* **BRIEF**: Up to and including the line with "color=txt_col[i], fontsize=tamanos[i], linespacing=espacios[i])", write out the listing from its first line, minus the pictures.

* **DATASET EXCERPTS**:
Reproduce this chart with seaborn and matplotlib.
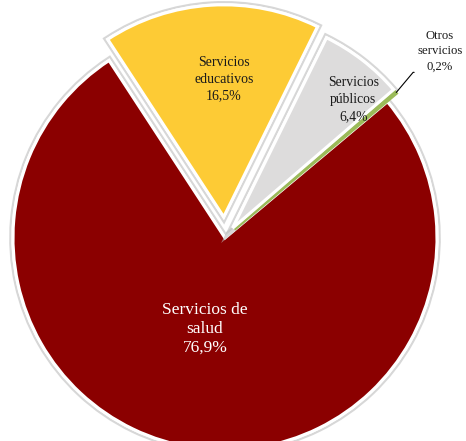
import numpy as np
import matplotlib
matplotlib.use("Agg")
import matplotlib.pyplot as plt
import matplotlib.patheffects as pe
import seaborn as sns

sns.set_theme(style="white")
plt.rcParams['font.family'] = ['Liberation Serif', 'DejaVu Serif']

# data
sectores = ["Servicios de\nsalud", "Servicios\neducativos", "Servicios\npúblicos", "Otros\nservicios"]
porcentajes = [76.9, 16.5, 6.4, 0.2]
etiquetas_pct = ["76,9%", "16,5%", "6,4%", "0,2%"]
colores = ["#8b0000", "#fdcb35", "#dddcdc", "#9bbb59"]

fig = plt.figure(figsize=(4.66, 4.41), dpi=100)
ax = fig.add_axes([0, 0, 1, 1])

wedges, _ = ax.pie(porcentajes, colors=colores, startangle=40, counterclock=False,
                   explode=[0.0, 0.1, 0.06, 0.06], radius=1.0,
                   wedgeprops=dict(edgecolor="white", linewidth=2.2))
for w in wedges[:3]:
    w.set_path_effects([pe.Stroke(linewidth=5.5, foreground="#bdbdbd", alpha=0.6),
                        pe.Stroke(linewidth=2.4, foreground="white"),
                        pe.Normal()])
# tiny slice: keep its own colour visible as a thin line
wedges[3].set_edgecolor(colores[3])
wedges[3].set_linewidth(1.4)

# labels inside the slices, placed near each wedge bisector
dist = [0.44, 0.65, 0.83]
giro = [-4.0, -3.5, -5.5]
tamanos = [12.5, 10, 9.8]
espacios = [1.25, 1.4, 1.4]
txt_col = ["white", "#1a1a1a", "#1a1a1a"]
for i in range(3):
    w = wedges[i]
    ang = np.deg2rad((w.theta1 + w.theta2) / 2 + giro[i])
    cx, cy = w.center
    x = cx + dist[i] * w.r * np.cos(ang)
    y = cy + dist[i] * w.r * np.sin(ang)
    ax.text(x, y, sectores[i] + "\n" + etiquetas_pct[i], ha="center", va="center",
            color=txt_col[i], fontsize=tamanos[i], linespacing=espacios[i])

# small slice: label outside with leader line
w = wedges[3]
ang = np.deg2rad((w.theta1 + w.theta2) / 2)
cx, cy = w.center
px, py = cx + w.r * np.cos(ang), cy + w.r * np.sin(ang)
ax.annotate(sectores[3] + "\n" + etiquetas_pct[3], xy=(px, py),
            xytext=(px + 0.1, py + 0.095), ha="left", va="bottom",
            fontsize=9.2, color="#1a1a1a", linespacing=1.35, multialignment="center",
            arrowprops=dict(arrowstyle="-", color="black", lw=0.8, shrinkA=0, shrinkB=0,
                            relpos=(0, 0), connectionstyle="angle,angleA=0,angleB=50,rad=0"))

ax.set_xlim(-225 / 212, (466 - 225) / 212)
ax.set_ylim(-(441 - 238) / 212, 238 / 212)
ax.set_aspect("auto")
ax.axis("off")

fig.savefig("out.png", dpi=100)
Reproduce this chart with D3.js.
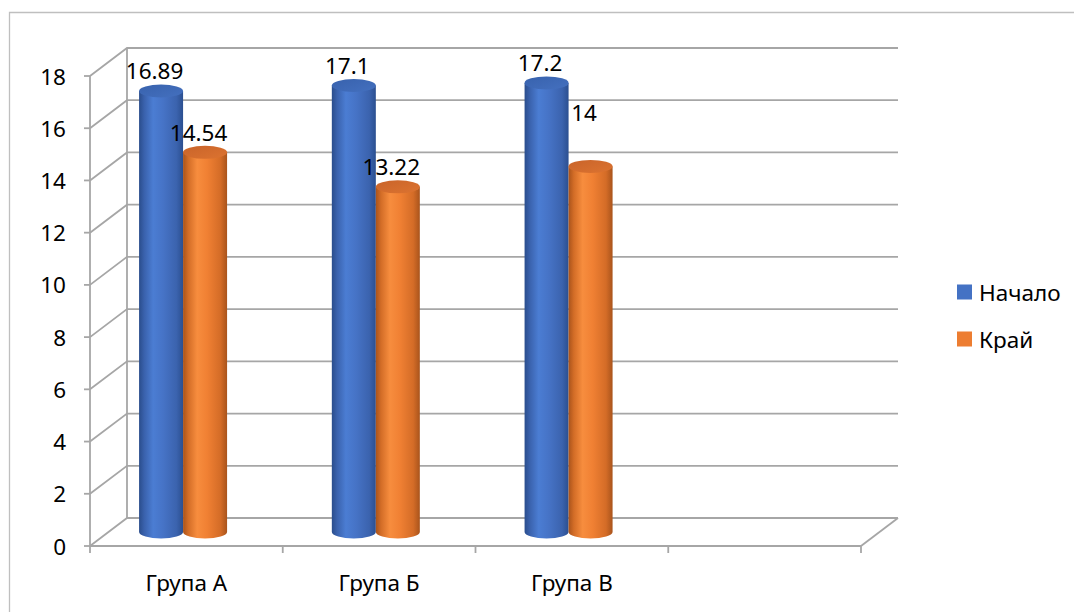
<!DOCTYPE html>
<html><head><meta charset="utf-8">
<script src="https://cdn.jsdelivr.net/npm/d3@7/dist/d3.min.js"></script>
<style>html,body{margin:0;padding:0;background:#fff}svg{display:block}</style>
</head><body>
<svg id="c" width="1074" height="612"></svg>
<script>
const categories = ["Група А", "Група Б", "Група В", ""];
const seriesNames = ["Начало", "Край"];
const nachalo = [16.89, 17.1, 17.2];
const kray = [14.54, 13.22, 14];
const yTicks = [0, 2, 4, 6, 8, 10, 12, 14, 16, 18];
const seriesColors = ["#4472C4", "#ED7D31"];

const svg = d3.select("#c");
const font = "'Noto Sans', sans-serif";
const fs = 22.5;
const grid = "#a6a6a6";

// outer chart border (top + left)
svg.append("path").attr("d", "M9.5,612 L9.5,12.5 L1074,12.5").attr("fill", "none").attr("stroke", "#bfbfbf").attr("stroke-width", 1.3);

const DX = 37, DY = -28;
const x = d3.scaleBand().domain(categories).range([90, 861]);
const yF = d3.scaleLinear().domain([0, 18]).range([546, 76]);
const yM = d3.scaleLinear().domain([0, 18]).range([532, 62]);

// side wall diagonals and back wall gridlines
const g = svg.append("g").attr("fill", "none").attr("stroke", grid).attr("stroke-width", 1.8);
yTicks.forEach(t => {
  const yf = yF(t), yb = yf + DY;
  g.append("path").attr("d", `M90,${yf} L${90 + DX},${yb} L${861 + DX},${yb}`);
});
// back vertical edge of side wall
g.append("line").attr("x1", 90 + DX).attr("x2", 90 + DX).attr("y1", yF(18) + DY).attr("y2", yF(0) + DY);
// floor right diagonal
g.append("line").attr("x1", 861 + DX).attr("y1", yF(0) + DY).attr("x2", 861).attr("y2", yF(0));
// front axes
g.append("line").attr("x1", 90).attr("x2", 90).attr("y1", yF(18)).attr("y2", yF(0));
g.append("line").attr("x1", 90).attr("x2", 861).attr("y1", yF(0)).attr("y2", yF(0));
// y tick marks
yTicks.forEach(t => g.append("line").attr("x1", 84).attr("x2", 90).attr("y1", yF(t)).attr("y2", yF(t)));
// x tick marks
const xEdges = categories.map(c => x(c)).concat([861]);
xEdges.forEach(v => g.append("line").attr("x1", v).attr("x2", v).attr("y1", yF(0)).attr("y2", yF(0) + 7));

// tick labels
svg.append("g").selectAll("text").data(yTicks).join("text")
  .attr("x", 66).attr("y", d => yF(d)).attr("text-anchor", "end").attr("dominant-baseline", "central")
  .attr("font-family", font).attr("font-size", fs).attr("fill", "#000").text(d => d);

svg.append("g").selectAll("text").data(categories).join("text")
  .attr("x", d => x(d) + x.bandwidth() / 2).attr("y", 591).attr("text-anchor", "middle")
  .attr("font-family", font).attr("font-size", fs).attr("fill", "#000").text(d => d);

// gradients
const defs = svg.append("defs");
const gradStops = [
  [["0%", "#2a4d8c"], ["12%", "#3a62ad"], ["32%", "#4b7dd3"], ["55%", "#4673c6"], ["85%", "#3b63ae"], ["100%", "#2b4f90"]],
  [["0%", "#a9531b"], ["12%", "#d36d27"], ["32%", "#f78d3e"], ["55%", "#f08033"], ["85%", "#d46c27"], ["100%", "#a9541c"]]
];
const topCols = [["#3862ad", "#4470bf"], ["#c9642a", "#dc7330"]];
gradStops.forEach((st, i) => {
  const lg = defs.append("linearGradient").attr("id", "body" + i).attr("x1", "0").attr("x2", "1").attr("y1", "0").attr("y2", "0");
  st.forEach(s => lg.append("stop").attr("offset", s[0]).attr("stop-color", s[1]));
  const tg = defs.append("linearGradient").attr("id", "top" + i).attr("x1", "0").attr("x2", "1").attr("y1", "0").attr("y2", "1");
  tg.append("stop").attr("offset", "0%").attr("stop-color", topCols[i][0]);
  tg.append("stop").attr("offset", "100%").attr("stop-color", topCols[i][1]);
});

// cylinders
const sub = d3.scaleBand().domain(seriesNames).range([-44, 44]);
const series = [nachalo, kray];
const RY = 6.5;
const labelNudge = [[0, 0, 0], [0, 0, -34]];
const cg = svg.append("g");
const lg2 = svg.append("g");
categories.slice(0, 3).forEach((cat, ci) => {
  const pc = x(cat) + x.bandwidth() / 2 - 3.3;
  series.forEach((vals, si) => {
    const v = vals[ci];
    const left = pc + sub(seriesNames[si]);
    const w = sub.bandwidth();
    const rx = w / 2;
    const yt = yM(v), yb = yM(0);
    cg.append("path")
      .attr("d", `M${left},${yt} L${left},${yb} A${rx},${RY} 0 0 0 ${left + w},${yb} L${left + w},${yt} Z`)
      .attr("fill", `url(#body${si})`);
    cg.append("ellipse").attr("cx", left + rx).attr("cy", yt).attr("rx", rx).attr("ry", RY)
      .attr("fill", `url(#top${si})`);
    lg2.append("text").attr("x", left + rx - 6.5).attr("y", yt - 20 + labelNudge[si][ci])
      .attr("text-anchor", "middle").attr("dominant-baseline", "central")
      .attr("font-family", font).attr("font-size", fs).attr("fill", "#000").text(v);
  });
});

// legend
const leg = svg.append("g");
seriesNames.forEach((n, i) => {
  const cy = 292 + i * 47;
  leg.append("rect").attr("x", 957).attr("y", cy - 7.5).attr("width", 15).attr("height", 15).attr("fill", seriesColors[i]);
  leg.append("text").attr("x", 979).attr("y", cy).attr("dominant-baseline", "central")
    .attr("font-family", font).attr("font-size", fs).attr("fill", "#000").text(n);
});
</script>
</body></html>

* **SOLUTION**:
Reproduce this chart with seaborn and matplotlib.
import numpy as np
import matplotlib
matplotlib.use("Agg")
import matplotlib.pyplot as plt
import matplotlib.patheffects as pe
import seaborn as sns

sns.set_theme(style="white")
plt.rcParams['font.family'] = ['Liberation Serif', 'DejaVu Serif']

# data
sectores = ["Servicios de\nsalud", "Servicios\neducativos", "Servicios\npúblicos", "Otros\nservicios"]
porcentajes = [76.9, 16.5, 6.4, 0.2]
etiquetas_pct = ["76,9%", "16,5%", "6,4%", "0,2%"]
colores = ["#8b0000", "#fdcb35", "#dddcdc", "#9bbb59"]

fig = plt.figure(figsize=(4.66, 4.41), dpi=100)
ax = fig.add_axes([0, 0, 1, 1])

wedges, _ = ax.pie(porcentajes, colors=colores, startangle=40, counterclock=False,
                   explode=[0.0, 0.1, 0.06, 0.06], radius=1.0,
                   wedgeprops=dict(edgecolor="white", linewidth=2.2))
for w in wedges[:3]:
    w.set_path_effects([pe.Stroke(linewidth=5.5, foreground="#bdbdbd", alpha=0.6),
                        pe.Stroke(linewidth=2.4, foreground="white"),
                        pe.Normal()])
# tiny slice: keep its own colour visible as a thin line
wedges[3].set_edgecolor(colores[3])
wedges[3].set_linewidth(1.4)

# labels inside the slices, placed near each wedge bisector
dist = [0.44, 0.65, 0.83]
giro = [-4.0, -3.5, -5.5]
tamanos = [12.5, 10, 9.8]
espacios = [1.25, 1.4, 1.4]
txt_col = ["white", "#1a1a1a", "#1a1a1a"]
for i in range(3):
    w = wedges[i]
    ang = np.deg2rad((w.theta1 + w.theta2) / 2 + giro[i])
    cx, cy = w.center
    x = cx + dist[i] * w.r * np.cos(ang)
    y = cy + dist[i] * w.r * np.sin(ang)
    ax.text(x, y, sectores[i] + "\n" + etiquetas_pct[i], ha="center", va="center",
            color=txt_col[i], fontsize=tamanos[i], linespacing=espacios[i])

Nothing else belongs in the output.